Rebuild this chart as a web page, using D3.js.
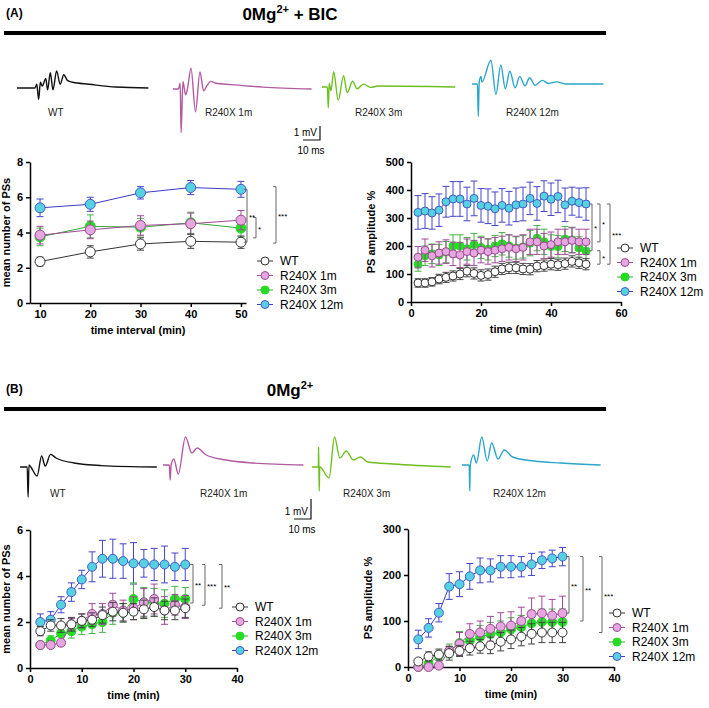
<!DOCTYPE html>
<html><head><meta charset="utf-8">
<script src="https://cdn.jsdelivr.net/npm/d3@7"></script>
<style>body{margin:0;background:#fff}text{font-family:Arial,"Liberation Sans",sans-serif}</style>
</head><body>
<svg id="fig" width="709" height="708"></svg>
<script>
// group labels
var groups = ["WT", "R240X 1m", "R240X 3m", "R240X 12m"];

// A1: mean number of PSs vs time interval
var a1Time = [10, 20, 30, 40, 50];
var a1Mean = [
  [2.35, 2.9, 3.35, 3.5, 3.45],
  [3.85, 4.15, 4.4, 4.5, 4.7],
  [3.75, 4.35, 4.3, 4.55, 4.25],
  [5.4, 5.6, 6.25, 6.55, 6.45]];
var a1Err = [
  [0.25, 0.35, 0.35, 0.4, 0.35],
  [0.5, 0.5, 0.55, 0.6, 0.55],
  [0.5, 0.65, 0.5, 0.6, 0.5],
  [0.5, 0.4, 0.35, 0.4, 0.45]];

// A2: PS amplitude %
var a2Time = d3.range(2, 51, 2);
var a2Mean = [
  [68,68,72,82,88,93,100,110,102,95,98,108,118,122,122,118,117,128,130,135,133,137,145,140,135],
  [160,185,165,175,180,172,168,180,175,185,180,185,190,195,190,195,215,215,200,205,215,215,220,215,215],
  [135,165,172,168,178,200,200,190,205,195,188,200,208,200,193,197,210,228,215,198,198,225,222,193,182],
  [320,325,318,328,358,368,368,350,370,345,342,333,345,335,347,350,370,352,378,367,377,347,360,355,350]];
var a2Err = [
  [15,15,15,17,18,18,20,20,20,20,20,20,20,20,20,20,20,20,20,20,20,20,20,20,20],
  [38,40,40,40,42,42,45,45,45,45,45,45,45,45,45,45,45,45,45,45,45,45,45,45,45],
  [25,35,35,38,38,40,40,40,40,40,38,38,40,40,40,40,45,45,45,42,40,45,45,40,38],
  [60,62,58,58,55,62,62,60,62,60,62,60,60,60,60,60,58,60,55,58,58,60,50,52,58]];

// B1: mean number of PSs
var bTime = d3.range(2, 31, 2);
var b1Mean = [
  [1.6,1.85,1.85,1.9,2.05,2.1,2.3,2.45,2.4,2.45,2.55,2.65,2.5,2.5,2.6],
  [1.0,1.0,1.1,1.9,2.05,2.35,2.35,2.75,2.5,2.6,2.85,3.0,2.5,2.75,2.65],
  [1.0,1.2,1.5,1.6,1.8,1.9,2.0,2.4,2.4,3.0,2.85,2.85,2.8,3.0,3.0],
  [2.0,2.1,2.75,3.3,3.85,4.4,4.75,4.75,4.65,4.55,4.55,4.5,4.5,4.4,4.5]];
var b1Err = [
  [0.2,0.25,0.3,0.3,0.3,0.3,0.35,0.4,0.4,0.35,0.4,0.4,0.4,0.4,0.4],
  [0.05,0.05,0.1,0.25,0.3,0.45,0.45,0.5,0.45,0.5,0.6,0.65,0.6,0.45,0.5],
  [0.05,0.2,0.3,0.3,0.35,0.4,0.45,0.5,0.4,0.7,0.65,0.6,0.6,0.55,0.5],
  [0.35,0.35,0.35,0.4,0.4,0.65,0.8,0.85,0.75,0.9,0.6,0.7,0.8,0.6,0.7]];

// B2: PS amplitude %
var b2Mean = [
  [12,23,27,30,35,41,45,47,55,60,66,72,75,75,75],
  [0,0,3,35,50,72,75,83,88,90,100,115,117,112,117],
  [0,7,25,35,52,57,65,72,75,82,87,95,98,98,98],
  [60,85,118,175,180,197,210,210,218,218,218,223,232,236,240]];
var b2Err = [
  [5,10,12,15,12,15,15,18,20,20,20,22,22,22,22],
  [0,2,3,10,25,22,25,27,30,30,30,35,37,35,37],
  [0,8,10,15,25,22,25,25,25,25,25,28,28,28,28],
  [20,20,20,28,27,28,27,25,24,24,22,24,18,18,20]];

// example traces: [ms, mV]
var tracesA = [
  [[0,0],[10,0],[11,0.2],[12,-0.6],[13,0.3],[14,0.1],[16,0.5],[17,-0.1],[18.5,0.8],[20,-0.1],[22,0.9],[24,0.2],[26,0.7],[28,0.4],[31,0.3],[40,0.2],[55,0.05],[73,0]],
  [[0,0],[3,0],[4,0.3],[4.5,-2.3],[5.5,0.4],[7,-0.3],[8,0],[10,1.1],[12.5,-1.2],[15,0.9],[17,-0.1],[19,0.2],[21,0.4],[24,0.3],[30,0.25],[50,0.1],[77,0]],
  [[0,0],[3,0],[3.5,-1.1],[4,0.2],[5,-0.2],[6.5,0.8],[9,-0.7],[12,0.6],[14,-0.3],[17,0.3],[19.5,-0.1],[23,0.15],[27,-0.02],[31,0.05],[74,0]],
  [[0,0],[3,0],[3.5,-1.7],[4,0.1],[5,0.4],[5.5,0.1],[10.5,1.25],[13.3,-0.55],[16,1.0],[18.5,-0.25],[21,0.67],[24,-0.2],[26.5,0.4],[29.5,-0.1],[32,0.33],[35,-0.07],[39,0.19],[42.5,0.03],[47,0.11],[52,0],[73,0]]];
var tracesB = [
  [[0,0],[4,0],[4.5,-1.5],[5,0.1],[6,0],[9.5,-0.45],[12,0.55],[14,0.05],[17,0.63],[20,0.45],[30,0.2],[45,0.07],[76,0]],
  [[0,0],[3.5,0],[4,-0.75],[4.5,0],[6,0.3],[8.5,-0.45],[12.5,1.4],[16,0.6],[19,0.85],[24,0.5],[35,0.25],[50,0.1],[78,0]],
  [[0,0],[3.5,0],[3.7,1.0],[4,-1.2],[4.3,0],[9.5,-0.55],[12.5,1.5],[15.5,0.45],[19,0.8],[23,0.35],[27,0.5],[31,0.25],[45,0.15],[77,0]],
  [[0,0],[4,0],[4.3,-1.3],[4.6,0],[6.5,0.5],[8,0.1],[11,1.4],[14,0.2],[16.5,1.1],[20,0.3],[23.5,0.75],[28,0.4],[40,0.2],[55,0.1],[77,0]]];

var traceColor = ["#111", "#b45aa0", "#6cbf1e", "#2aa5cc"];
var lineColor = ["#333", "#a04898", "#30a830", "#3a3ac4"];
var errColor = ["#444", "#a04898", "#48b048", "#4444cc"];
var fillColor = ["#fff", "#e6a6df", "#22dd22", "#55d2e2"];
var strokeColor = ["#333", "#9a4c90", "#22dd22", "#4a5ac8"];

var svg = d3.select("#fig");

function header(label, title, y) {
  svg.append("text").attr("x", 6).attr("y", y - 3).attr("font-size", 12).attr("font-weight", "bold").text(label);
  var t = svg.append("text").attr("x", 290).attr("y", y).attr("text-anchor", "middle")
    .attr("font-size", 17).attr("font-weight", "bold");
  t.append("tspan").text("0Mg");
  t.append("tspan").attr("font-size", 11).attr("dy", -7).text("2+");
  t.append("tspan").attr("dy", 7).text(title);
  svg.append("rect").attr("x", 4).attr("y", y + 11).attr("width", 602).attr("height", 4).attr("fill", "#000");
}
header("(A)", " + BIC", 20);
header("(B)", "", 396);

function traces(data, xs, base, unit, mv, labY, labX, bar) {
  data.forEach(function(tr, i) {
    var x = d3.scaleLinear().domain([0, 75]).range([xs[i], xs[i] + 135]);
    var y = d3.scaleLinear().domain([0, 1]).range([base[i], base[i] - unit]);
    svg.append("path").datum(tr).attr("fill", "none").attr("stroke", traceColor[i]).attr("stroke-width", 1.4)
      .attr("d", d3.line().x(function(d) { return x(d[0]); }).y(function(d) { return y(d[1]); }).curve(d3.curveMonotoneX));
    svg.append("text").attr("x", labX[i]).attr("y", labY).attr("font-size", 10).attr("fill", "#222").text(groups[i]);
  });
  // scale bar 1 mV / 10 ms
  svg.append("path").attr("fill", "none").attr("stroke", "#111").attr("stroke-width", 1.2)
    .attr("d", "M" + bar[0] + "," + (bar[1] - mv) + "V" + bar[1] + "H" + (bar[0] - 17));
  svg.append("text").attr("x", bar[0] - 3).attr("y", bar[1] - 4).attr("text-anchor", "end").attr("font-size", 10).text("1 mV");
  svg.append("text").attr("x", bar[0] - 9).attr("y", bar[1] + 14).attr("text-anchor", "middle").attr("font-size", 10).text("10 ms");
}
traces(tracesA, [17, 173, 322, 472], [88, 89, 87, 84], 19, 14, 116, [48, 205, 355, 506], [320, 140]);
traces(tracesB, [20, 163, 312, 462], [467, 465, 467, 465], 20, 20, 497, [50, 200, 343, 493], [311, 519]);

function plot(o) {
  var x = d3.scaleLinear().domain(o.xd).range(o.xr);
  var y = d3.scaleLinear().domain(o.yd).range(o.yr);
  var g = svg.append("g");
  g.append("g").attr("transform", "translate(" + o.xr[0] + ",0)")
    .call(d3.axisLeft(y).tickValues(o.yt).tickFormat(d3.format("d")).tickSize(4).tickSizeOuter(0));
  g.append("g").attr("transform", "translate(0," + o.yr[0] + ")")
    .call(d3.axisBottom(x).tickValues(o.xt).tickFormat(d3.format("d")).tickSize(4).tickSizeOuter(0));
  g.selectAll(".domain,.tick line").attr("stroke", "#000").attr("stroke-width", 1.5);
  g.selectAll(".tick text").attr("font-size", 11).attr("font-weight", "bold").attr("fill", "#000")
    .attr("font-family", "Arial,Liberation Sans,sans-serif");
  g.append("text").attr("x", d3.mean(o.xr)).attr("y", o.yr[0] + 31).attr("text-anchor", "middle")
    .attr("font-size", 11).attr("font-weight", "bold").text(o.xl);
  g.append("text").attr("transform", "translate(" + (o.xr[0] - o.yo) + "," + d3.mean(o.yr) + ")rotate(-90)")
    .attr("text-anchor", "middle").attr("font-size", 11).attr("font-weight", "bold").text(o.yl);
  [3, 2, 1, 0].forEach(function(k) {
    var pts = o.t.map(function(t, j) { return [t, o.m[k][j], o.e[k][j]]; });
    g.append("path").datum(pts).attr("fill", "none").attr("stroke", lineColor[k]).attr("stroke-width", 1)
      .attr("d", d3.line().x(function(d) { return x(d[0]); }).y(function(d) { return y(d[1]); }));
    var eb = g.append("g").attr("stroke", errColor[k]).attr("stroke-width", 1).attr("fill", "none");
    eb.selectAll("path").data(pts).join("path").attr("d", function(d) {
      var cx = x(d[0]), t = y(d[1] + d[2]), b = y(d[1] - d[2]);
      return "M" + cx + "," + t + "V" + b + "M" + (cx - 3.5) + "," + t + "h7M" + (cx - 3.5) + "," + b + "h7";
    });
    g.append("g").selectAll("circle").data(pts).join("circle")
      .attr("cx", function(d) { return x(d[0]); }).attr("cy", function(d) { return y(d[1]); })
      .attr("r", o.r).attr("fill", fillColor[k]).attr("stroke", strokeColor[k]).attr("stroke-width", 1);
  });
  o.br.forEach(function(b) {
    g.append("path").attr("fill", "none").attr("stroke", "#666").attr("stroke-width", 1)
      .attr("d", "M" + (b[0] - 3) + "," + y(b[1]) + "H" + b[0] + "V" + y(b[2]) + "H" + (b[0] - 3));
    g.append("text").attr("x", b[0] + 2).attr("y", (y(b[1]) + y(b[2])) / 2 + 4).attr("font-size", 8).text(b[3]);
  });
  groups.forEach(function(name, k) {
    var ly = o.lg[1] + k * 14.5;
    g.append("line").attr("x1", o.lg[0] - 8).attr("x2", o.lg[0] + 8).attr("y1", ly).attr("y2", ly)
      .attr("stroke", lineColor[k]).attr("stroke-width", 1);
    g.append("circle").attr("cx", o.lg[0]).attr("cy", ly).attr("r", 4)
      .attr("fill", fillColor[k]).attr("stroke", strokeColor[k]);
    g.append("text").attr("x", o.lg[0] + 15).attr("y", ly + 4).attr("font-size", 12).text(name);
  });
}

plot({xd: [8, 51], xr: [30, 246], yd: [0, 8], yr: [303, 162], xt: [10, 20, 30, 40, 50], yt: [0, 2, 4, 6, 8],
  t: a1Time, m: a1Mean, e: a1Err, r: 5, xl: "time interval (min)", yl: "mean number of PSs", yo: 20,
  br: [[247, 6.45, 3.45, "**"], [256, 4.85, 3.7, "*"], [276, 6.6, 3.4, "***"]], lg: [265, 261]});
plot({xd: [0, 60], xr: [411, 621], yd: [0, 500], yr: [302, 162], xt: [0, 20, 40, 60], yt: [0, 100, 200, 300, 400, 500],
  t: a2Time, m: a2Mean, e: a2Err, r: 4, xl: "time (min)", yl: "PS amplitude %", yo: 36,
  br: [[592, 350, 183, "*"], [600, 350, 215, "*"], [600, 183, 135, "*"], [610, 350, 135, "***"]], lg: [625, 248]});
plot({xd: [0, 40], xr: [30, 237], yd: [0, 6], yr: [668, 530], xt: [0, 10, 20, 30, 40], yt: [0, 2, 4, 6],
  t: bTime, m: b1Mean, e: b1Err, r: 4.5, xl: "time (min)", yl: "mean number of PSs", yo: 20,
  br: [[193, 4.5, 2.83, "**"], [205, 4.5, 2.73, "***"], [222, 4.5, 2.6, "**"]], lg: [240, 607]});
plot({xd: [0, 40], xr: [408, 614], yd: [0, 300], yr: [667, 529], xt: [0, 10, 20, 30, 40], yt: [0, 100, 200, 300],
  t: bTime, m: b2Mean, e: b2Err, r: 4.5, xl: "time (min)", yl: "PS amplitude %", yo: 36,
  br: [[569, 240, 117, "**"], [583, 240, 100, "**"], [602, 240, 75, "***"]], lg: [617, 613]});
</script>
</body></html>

************

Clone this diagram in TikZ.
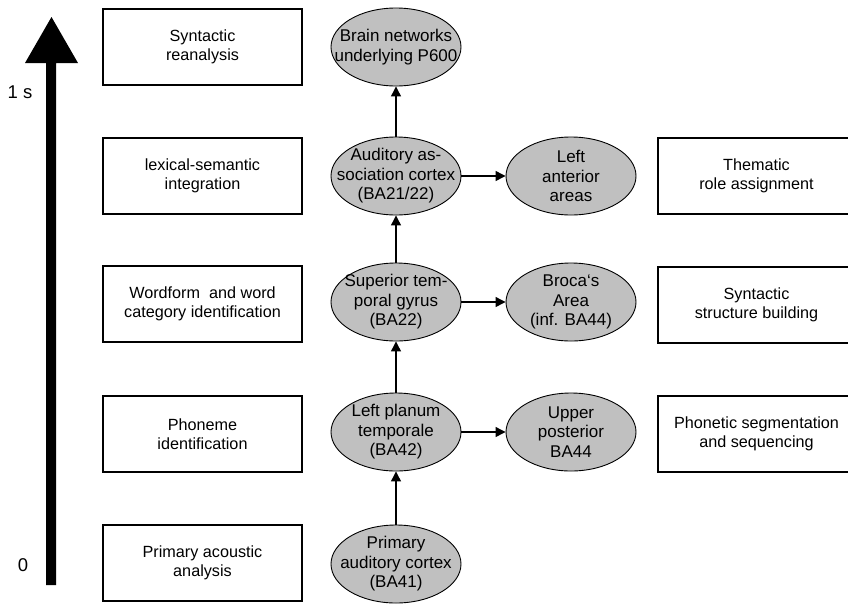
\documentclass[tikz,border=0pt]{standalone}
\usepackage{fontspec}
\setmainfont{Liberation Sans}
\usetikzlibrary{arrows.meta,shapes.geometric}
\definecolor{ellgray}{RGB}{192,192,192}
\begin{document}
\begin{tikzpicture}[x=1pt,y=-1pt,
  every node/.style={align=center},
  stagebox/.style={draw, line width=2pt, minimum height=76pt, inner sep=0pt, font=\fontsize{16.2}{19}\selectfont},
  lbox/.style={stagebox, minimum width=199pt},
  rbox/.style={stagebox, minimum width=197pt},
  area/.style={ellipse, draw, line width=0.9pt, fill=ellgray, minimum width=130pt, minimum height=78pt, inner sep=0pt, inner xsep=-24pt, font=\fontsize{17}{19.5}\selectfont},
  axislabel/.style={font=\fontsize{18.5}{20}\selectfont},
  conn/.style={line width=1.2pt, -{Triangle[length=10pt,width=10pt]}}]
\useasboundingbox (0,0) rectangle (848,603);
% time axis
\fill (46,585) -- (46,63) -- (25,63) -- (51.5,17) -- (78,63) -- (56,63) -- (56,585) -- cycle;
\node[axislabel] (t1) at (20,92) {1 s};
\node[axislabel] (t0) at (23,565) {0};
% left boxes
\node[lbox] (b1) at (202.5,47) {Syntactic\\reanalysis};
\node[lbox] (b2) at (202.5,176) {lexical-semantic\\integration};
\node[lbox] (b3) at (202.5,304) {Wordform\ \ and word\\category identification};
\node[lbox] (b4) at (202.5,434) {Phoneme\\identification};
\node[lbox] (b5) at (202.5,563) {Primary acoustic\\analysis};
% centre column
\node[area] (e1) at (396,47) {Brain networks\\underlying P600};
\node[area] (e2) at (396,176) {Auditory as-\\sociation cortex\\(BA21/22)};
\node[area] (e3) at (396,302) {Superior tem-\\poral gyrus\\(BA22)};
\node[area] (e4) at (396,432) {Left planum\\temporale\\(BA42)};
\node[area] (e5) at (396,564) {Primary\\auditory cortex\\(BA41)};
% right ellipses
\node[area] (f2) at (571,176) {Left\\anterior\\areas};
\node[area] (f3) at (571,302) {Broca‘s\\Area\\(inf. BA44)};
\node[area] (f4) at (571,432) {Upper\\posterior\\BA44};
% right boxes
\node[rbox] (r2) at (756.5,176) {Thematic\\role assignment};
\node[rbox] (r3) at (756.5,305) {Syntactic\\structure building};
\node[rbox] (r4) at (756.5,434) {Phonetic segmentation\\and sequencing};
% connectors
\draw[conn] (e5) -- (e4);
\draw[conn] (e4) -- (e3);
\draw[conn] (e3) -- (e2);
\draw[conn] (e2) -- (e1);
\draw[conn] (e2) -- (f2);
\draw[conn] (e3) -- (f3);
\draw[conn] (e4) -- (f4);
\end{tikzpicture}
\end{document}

************

▶ Given instruction
Only the lines from the one bearing "Rebuild this chart" to the one bearing "[0.5, 0.4, 0.35, 0.4, 0.45]];", both included, should be restated word for word, with pictures left out.

▶ Task answer
Rebuild this chart as a web page, using D3.js.
<!DOCTYPE html>
<html><head><meta charset="utf-8">
<script src="https://cdn.jsdelivr.net/npm/d3@7"></script>
<style>body{margin:0;background:#fff}text{font-family:Arial,"Liberation Sans",sans-serif}</style>
</head><body>
<svg id="fig" width="709" height="708"></svg>
<script>
// group labels
var groups = ["WT", "R240X 1m", "R240X 3m", "R240X 12m"];

// A1: mean number of PSs vs time interval
var a1Time = [10, 20, 30, 40, 50];
var a1Mean = [
  [2.35, 2.9, 3.35, 3.5, 3.45],
  [3.85, 4.15, 4.4, 4.5, 4.7],
  [3.75, 4.35, 4.3, 4.55, 4.25],
  [5.4, 5.6, 6.25, 6.55, 6.45]];
var a1Err = [
  [0.25, 0.35, 0.35, 0.4, 0.35],
  [0.5, 0.5, 0.55, 0.6, 0.55],
  [0.5, 0.65, 0.5, 0.6, 0.5],
  [0.5, 0.4, 0.35, 0.4, 0.45]];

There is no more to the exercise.